Parallel database is the bee’s whiskers

MIT researcher Todd Mostak has invented a new parallel database that allows for crunching complex spatial and GIS data in milliseconds.

Dubbed MapD, the database uses off-the-shelf gaming GPUs in the same way that you would use a rack of mini supercomputers. Mostak reports performance gains upwards of 70 times faster than CPU-based systems.

According to Data Informed, it all started when he was at the Center of Middle Eastern Studies at Harvard in 2012 and trying to map tweets for his thesis project on Egyptian politics during the Arab Spring uprising.

He found that it was taking hours or even days to process the 40 million tweets he was analysing. While he saw the value of geolocated tweets for socio-economic research, he did not have access to a system that would allow him to map the large dataset quickly for interactive analysis.

MapD will be released to the great unwashed under an open source business model similar to 10gen and its company MongoDB.
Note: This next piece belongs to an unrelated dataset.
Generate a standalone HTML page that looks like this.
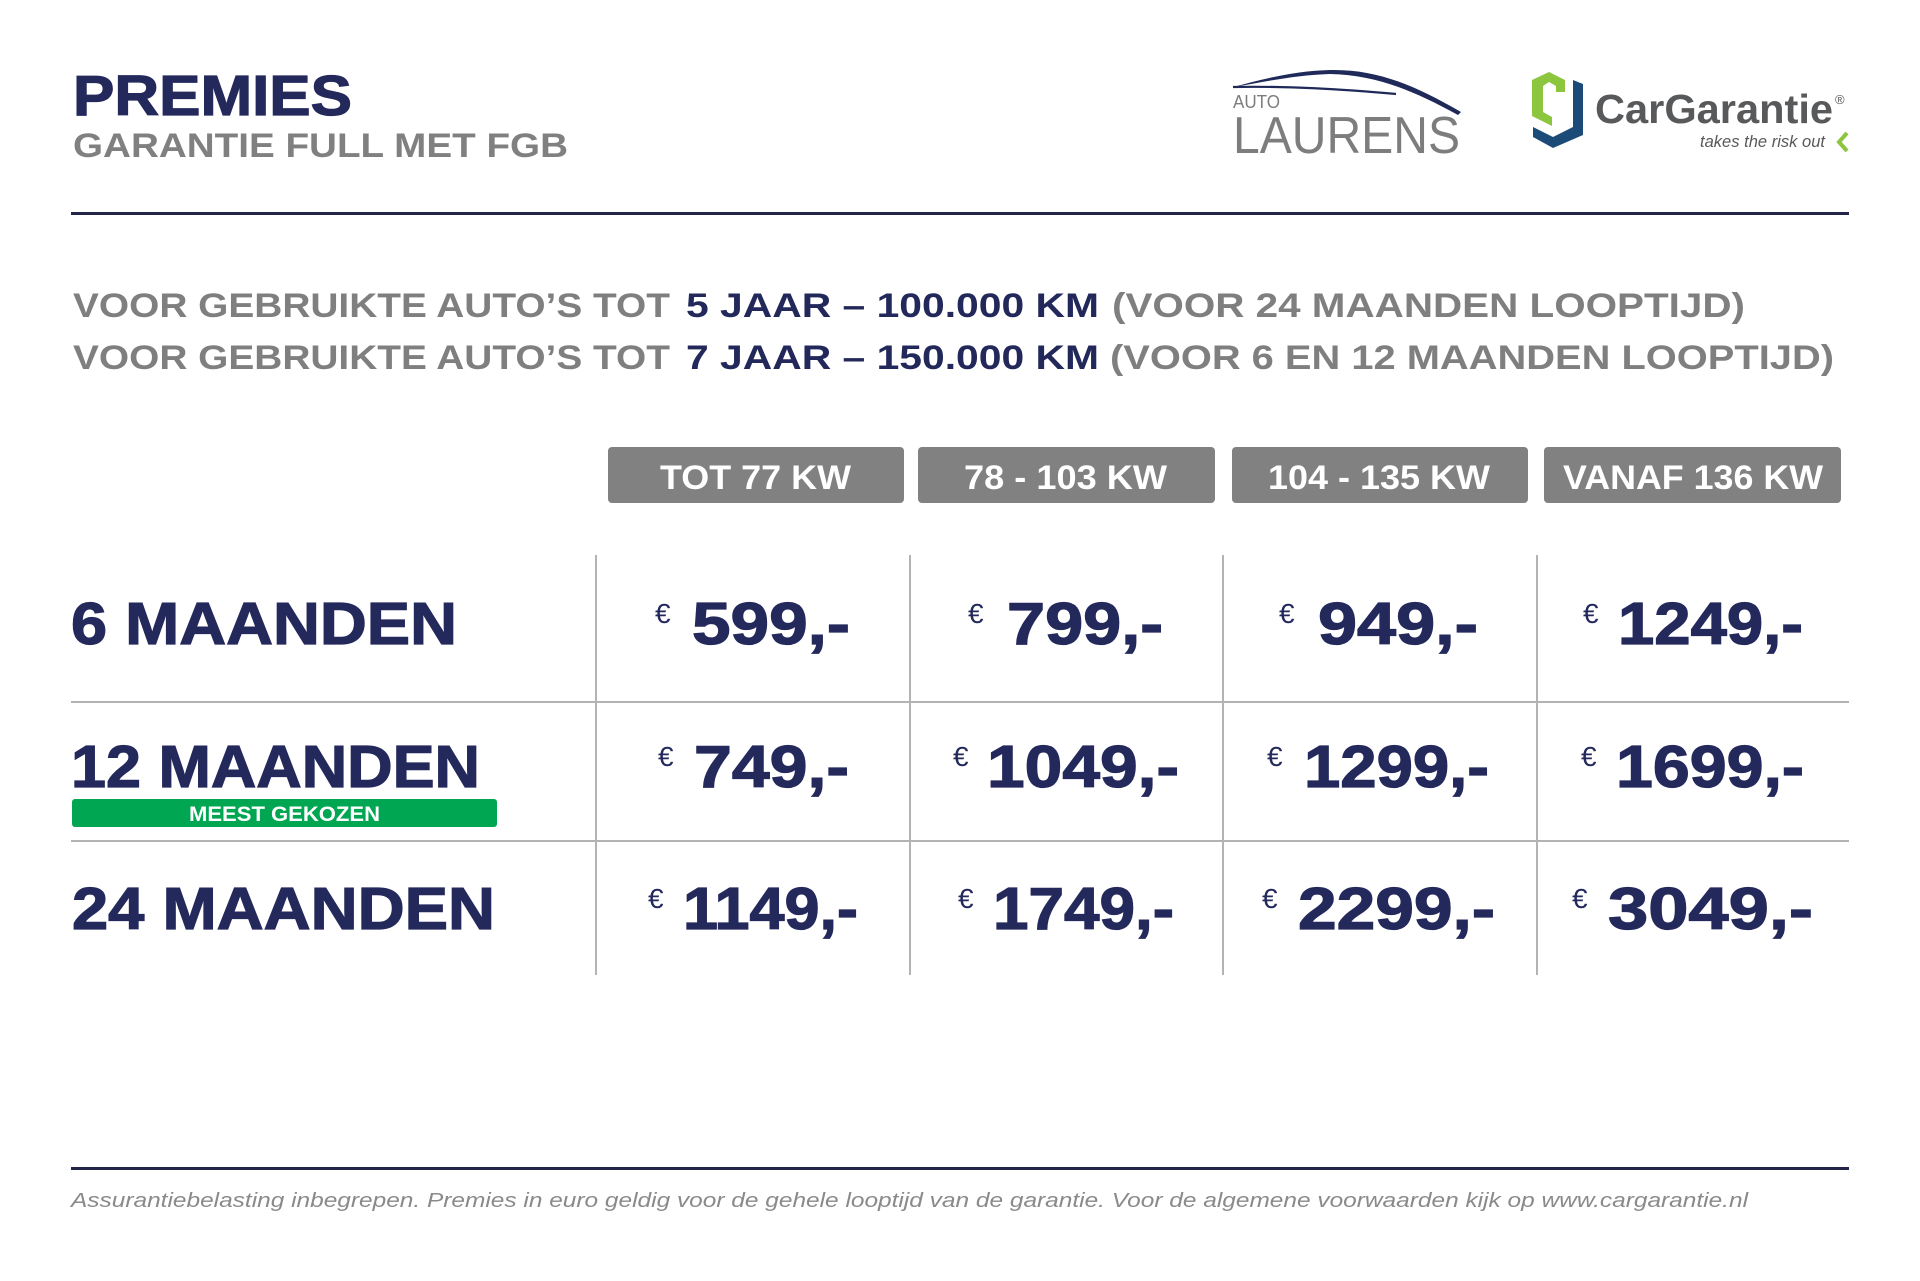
<!DOCTYPE html>
<html>
<head>
<meta charset="utf-8">
<style>
  html,body{margin:0;padding:0;background:#fff;}
  svg{display:block;}
  text{font-family:"Liberation Sans", Arial, sans-serif;}
</style>
</head>
<body>
<svg width="1920" height="1281" viewBox="0 0 1920 1281" xmlns="http://www.w3.org/2000/svg">
  <rect x="0" y="0" width="1920" height="1281" fill="#ffffff"/>

  <!-- Title -->
  <text x="73" y="115" font-size="57" font-weight="bold" fill="#24295c" stroke="#24295c" stroke-width="1.2" textLength="279" lengthAdjust="spacingAndGlyphs">PREMIES</text>
  <text x="73" y="157" font-size="34" font-weight="bold" fill="#808080" textLength="495" lengthAdjust="spacingAndGlyphs">GARANTIE FULL MET FGB</text>

  <!-- Auto Laurens logo -->
  <path d="M1233,87 C1260,80 1292,71 1330,70 C1377,69 1414,85 1461,112 L1458,115 C1412,90 1376,75 1330,74 C1295,75 1264,82 1233,87 Z" fill="#1f2a5a"/>
  <path d="M1233,87 C1290,86 1340,89 1396,94" fill="none" stroke="#1f2a5a" stroke-width="2.2"/>
  <text x="1233" y="108" font-size="18" fill="#7d7d7d" textLength="47" lengthAdjust="spacingAndGlyphs">AUTO</text>
  <text x="1233" y="153" font-size="52" fill="#7d7d7d" textLength="227" lengthAdjust="spacingAndGlyphs">LAURENS</text>

  <!-- CarGarantie logo -->
  <polygon points="1549,72 1565,80 1565,92 1556,92 1556,86 1549,82 1543,86 1543,112 1552,117 1552,126 1532,116 1532,80" fill="#8cc63f"/>
  <polygon points="1573,80 1583,84 1583,135 1553,148 1533,137 1533,127 1553,137 1573,127" fill="#1d4b77"/>
  <text x="1595" y="123" font-size="41" font-weight="bold" fill="#58595b" textLength="238" lengthAdjust="spacingAndGlyphs">CarGarantie</text>
  <text x="1835" y="104" font-size="13" fill="#58595b">®</text>
  <text x="1700" y="147" font-size="17" font-style="italic" fill="#58595b" textLength="125" lengthAdjust="spacingAndGlyphs">takes the risk out</text>
  <polyline points="1847,133 1839,142 1847,151" fill="none" stroke="#8cc63f" stroke-width="4"/>

  <!-- Top rule -->
  <rect x="71" y="212" width="1778" height="3" fill="#23244a"/>

  <!-- Info lines -->
  <text x="73" y="317" font-size="34" font-weight="bold" fill="#7f7f7f" textLength="597" lengthAdjust="spacingAndGlyphs">VOOR GEBRUIKTE AUTO’S TOT</text>
  <text x="686" y="317" font-size="34" font-weight="bold" fill="#23285a" textLength="413" lengthAdjust="spacingAndGlyphs">5 JAAR – 100.000 KM</text>
  <text x="1112" y="317" font-size="34" font-weight="bold" fill="#7f7f7f" textLength="633" lengthAdjust="spacingAndGlyphs">(VOOR 24 MAANDEN LOOPTIJD)</text>

  <text x="73" y="369" font-size="34" font-weight="bold" fill="#7f7f7f" textLength="597" lengthAdjust="spacingAndGlyphs">VOOR GEBRUIKTE AUTO’S TOT</text>
  <text x="686" y="369" font-size="34" font-weight="bold" fill="#23285a" textLength="413" lengthAdjust="spacingAndGlyphs">7 JAAR – 150.000 KM</text>
  <text x="1110" y="369" font-size="34" font-weight="bold" fill="#7f7f7f" textLength="724" lengthAdjust="spacingAndGlyphs">(VOOR 6 EN 12 MAANDEN LOOPTIJD)</text>

  <!-- Header boxes -->
  <rect x="608" y="447" width="296" height="56" rx="4" fill="#818181"/>
  <rect x="918" y="447" width="297" height="56" rx="4" fill="#818181"/>
  <rect x="1232" y="447" width="296" height="56" rx="4" fill="#818181"/>
  <rect x="1544" y="447" width="297" height="56" rx="4" fill="#818181"/>
  <text x="660" y="489" font-size="34" font-weight="bold" fill="#ffffff" textLength="191" lengthAdjust="spacingAndGlyphs">TOT 77 KW</text>
  <text x="964" y="489" font-size="34" font-weight="bold" fill="#ffffff" textLength="203" lengthAdjust="spacingAndGlyphs">78 - 103 KW</text>
  <text x="1268" y="489" font-size="34" font-weight="bold" fill="#ffffff" textLength="222" lengthAdjust="spacingAndGlyphs">104 - 135 KW</text>
  <text x="1563" y="489" font-size="34" font-weight="bold" fill="#ffffff" textLength="260" lengthAdjust="spacingAndGlyphs">VANAF 136 KW</text>

  <!-- Grid lines -->
  <g stroke="#b3b3b3" stroke-width="2">
    <line x1="596" y1="555" x2="596" y2="975"/>
    <line x1="910" y1="555" x2="910" y2="975"/>
    <line x1="1223" y1="555" x2="1223" y2="975"/>
    <line x1="1537" y1="555" x2="1537" y2="975"/>
    <line x1="71" y1="702" x2="1849" y2="702"/>
    <line x1="71" y1="841" x2="1849" y2="841"/>
  </g>

  <!-- Row labels -->
  <g font-size="59" font-weight="bold" fill="#24295c" stroke="#24295c" stroke-width="1.2">
    <text x="71" y="644" textLength="386" lengthAdjust="spacingAndGlyphs">6 MAANDEN</text>
    <text x="71" y="787" textLength="409" lengthAdjust="spacingAndGlyphs">12 MAANDEN</text>
    <text x="72" y="929" textLength="423" lengthAdjust="spacingAndGlyphs">24 MAANDEN</text>
  </g>

  <!-- Badge -->
  <rect x="72" y="799" width="425" height="28" rx="3" fill="#00a651"/>
  <text x="189" y="821" font-size="21" font-weight="bold" fill="#ffffff" textLength="191" lengthAdjust="spacingAndGlyphs">MEEST GEKOZEN</text>

  <!-- Euro signs -->
  <g font-size="28" fill="#24295c">
    <text x="655" y="623">€</text>
    <text x="968" y="623">€</text>
    <text x="1279" y="623">€</text>
    <text x="1583" y="623">€</text>
    <text x="658" y="766">€</text>
    <text x="953" y="766">€</text>
    <text x="1267" y="766">€</text>
    <text x="1581" y="766">€</text>
    <text x="648" y="908">€</text>
    <text x="958" y="908">€</text>
    <text x="1262" y="908">€</text>
    <text x="1572" y="908">€</text>
  </g>

  <!-- Prices -->
  <g font-size="59" font-weight="bold" fill="#24295c" stroke="#24295c" stroke-width="1.2">
    <text x="692" y="644" textLength="158" lengthAdjust="spacingAndGlyphs">599,-</text>
    <text x="1007" y="644" textLength="156" lengthAdjust="spacingAndGlyphs">799,-</text>
    <text x="1318" y="644" textLength="160" lengthAdjust="spacingAndGlyphs">949,-</text>
    <text x="1618" y="644" textLength="185" lengthAdjust="spacingAndGlyphs">1249,-</text>

    <text x="694" y="787" textLength="155" lengthAdjust="spacingAndGlyphs">749,-</text>
    <text x="987" y="787" textLength="192" lengthAdjust="spacingAndGlyphs">1049,-</text>
    <text x="1304" y="787" textLength="185" lengthAdjust="spacingAndGlyphs">1299,-</text>
    <text x="1616" y="787" textLength="188" lengthAdjust="spacingAndGlyphs">1699,-</text>

    <text x="683" y="929" textLength="175" lengthAdjust="spacingAndGlyphs">1149,-</text>
    <text x="993" y="929" textLength="181" lengthAdjust="spacingAndGlyphs">1749,-</text>
    <text x="1298" y="929" textLength="197" lengthAdjust="spacingAndGlyphs">2299,-</text>
    <text x="1608" y="929" textLength="205" lengthAdjust="spacingAndGlyphs">3049,-</text>
  </g>

  <!-- Footer -->
  <rect x="71" y="1167" width="1778" height="3" fill="#23244a"/>
  <text x="71" y="1207" font-size="20" font-style="italic" fill="#8a8a8a" textLength="1677" lengthAdjust="spacingAndGlyphs">Assurantiebelasting inbegrepen. Premies in euro geldig voor de gehele looptijd van de garantie. Voor de algemene voorwaarden kijk op www.cargarantie.nl</text>
</svg>
</body>
</html>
Mostak said that while people had written little research pieces about algorithms no one had tried to build an end-to-end system.

What was strange for MIT was that Mostak was not really a techie and had no background in computer science.

Mostak wanted to test the theory that poorer neighbourhoods in Egypt are more likely to be Islamist. He looked at geocoded tweets from around Cairo during the Arab Spring upraising. He examined if the tweet writer followed known Islamist politicians or clerics.

He cross-referenced the language in the tweets with forums and message boards he knew to be Islamist to measure sentiment. He also checked the time stamps to see if Twitter activity stopped during the five daily prayers.

He then plotted the Islamist indicators from 40 million tweets, ranging from August 2011 through March 2012, against 5,000 political districts from the Egyptian census.

The system was based around a $200, mid-level consumer graphics card, with two GeForce Titan GPUs made by Nvidia.

It was able to crunch data at the same speed of the world’s fastest supercomputer in the year 2000 and cost $5,000 to build. He said that it uses SQL queries to access the data, and with its brute force GPU approach, it could work not only geographic and mapping applications but machine learning, trend detection and analytics for graph databases.